___ Recorded information ___

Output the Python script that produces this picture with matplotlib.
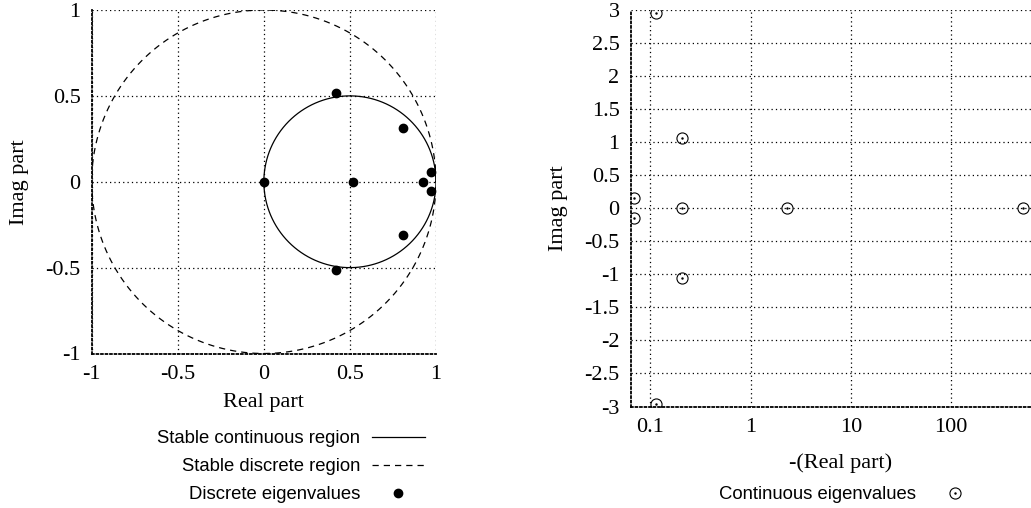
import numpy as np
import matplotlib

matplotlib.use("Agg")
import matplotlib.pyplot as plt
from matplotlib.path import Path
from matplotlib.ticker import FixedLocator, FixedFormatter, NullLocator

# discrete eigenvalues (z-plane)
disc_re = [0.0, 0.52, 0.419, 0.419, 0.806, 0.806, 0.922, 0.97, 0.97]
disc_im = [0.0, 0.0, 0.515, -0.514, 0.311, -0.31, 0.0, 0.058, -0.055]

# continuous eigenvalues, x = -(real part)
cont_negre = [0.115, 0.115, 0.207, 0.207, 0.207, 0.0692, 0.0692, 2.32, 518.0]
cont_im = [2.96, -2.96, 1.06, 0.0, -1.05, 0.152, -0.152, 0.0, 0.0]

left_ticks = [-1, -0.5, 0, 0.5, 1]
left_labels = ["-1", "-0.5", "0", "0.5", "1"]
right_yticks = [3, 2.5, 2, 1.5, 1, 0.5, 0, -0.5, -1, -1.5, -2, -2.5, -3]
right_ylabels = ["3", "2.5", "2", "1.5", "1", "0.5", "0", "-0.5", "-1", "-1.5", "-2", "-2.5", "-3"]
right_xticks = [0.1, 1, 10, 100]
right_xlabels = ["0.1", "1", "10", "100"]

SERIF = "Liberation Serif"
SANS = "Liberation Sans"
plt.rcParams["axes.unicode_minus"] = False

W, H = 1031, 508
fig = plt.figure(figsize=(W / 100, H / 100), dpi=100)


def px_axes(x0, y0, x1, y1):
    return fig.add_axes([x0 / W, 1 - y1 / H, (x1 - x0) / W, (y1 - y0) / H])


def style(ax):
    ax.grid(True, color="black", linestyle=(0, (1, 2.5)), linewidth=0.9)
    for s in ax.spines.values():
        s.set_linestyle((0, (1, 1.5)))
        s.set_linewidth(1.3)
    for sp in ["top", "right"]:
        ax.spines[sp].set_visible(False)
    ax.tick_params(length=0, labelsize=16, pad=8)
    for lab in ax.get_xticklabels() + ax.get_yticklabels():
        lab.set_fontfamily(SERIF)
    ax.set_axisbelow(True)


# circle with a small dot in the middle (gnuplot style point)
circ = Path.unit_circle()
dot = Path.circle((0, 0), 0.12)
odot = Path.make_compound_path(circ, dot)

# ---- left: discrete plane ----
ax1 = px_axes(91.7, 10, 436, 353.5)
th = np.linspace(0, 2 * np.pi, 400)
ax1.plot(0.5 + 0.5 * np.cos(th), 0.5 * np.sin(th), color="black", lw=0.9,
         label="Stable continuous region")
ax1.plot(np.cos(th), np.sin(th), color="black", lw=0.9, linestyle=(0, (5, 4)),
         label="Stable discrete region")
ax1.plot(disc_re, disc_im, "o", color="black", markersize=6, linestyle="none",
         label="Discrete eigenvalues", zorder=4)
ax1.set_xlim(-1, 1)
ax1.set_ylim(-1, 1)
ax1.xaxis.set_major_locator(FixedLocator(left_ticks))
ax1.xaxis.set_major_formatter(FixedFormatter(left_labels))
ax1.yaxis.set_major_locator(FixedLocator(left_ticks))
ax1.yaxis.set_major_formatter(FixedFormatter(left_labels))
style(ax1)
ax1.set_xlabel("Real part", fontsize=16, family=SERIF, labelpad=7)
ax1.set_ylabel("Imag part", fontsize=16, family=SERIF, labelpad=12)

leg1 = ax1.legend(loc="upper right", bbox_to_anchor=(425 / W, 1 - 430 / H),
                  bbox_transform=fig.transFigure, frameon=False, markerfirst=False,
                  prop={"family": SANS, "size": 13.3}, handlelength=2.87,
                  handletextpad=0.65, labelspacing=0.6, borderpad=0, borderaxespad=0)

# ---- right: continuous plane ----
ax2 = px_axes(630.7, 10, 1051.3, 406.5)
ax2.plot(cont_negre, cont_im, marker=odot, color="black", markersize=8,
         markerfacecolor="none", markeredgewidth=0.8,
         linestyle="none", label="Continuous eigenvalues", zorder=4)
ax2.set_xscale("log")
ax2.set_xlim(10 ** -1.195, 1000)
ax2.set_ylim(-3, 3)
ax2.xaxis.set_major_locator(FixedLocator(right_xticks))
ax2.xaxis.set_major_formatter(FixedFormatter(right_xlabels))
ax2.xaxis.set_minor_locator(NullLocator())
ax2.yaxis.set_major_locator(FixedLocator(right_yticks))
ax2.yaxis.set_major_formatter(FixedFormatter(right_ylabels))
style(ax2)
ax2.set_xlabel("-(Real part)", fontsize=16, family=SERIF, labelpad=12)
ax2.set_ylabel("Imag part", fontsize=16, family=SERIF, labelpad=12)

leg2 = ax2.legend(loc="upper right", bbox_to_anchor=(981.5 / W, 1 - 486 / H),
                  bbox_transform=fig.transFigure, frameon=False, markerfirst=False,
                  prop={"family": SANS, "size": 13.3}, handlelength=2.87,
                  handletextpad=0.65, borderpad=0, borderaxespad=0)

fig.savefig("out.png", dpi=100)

___

* Short problem: Skip the pictures and restate exactly the lines from the beginning of the listing to the line with "odot = Path.make_compound_path(circ, dot)", that line included.

* Output of the exercise:
Output the Python script that produces this picture with matplotlib.
import numpy as np
import matplotlib

matplotlib.use("Agg")
import matplotlib.pyplot as plt
from matplotlib.path import Path
from matplotlib.ticker import FixedLocator, FixedFormatter, NullLocator

# discrete eigenvalues (z-plane)
disc_re = [0.0, 0.52, 0.419, 0.419, 0.806, 0.806, 0.922, 0.97, 0.97]
disc_im = [0.0, 0.0, 0.515, -0.514, 0.311, -0.31, 0.0, 0.058, -0.055]

# continuous eigenvalues, x = -(real part)
cont_negre = [0.115, 0.115, 0.207, 0.207, 0.207, 0.0692, 0.0692, 2.32, 518.0]
cont_im = [2.96, -2.96, 1.06, 0.0, -1.05, 0.152, -0.152, 0.0, 0.0]

left_ticks = [-1, -0.5, 0, 0.5, 1]
left_labels = ["-1", "-0.5", "0", "0.5", "1"]
right_yticks = [3, 2.5, 2, 1.5, 1, 0.5, 0, -0.5, -1, -1.5, -2, -2.5, -3]
right_ylabels = ["3", "2.5", "2", "1.5", "1", "0.5", "0", "-0.5", "-1", "-1.5", "-2", "-2.5", "-3"]
right_xticks = [0.1, 1, 10, 100]
right_xlabels = ["0.1", "1", "10", "100"]

SERIF = "Liberation Serif"
SANS = "Liberation Sans"
plt.rcParams["axes.unicode_minus"] = False

W, H = 1031, 508
fig = plt.figure(figsize=(W / 100, H / 100), dpi=100)


def px_axes(x0, y0, x1, y1):
    return fig.add_axes([x0 / W, 1 - y1 / H, (x1 - x0) / W, (y1 - y0) / H])


def style(ax):
    ax.grid(True, color="black", linestyle=(0, (1, 2.5)), linewidth=0.9)
    for s in ax.spines.values():
        s.set_linestyle((0, (1, 1.5)))
        s.set_linewidth(1.3)
    for sp in ["top", "right"]:
        ax.spines[sp].set_visible(False)
    ax.tick_params(length=0, labelsize=16, pad=8)
    for lab in ax.get_xticklabels() + ax.get_yticklabels():
        lab.set_fontfamily(SERIF)
    ax.set_axisbelow(True)


# circle with a small dot in the middle (gnuplot style point)
circ = Path.unit_circle()
dot = Path.circle((0, 0), 0.12)
odot = Path.make_compound_path(circ, dot)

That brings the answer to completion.